In some ancient records, there is a legend of a powerful fleet of pirates ruling over the oceans, and humans devising a way to fight back against them. They created powerful sea creatures that crushed and devoured the fleet. The Pirate King, however, entreated sorcerers loyal to him, and converted many of his ships into airships, and began to harass the lands not touched by the shore.

Humans gave their creatures the ability to adapt, and soon their beasts not only could attack the Pirate King's troops on the ground, but the creatures, working together, raised the mountain ranges with their digging and probing, creating a wall that became harder and harder for the airships to move beyond.

This began the ancient rivalry between the Nefar and the humans, as the Nefar were displaced. The Pirate King may have been defeated, but thousands of tribes of goblins, orcs, and ogres swarmed human settlements to take what they needed to survive, now that the human's living weapons had moved from the deep sea to the deep earth.

Those In-Between



There are beings that few thinking creatures have ever encountered. These beings live In-Between, in the void between their home world that is falling apart, claimed by Entropy, and the this world. They can be seen as shapes out of the corner of the eye. Tiny, huge, man-sized, these beings are nearly impossible to actually see, only briefly perceived.

In ages past, the In-Between have attempted to ask for help, to communicate to with the inhabitants of the world. The In-Between have found a means to alter the physical world, but only through some ability to manipulate some fungal growths in the world.

The In-Between attempted to communicate images of their former, beautiful world through the mind-altering spores of some of the fungal creatures. After thousands of years of attempting to communicate, the In-Between realized that they were dying, and they began to manipulate other fungal growths to break down nutrients in the real world and transfer those nutrients to the In-Between.

While the legends are now lost to time, some ancient records view the In-Between as beautiful fey creatures, enticing beings to another world, and potentially causing them woe and trouble. The spores of the fungal creatures were thought to literally transport the "kidnapped" beings to another world.

Here Be Dragons



In ancient times, powerful, greedy sorcerers became dragons. Traditional dragons. When the gods saw a sorcerer that became too powerful, they would wait to see if other sorcerers would reign them in. If this did not happen, they would arrange for their servants to deliver a message to the sorcerer. If this didn't dissuade the sorcerer, then the gods would enact the Curse of the Dragon upon the sorcerer.

Not all evil sorcerers fell under this curse. Only those that became immensely powerful, and who hoarded magic from the rest of the world, would fall under this curse.

While some would argue that turning sorcerers into dragons granted them yet more power, the Curse of the Dragon forced them to spend time with their hoarded treasure, far away from civilized lands. Dreams of ruling the world or stunting the magical grown of other spellcasters were quashed. The drive to guard the treasure became all.

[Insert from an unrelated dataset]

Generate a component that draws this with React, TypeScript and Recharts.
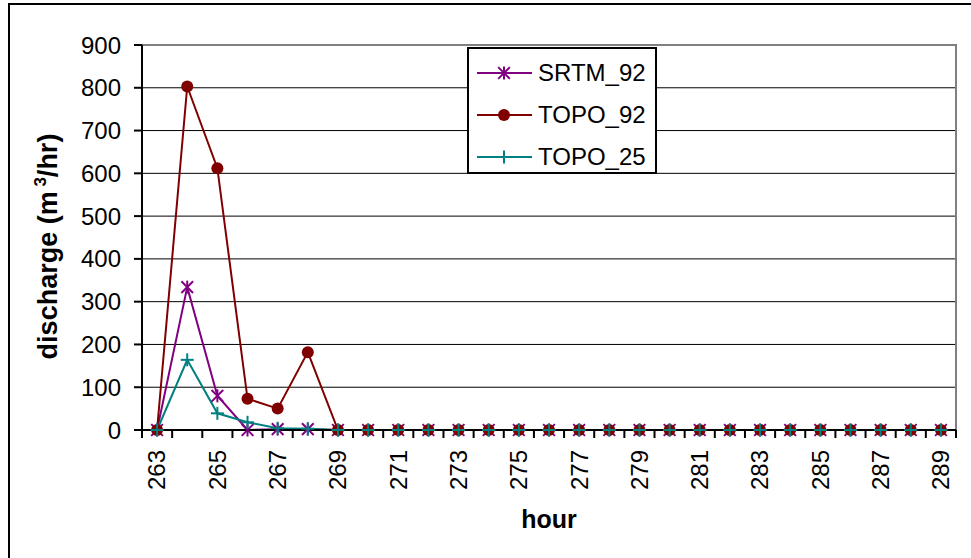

Why did the gods not simply destroy the Sorcerers who would be dragons? Because treasure they wished to be hidden from men could be placed with dragons. Dragons could be compelled to act as tools of the gods for brief periods of time. The Curse of the Dragon converted a Sorcerer set upon greed and power into a tool for the gods to use.

For the last few centuries, even the most evil of sorcerer attempted to be careful, lest they hoard too many items. They trained apprentices for a price, so as not to hoard the knowledge of magic. Eventually the term became an ill-remember legend, which few gave any credence. The term dragon was cautionary among dedicated spellcasters, but it lost its meaning.

With the Fall of Elanehtar, the Curse of the Dragon is not laid upon any sorcerers now, and this has given rise to dangerous, powerful threats not known for ages.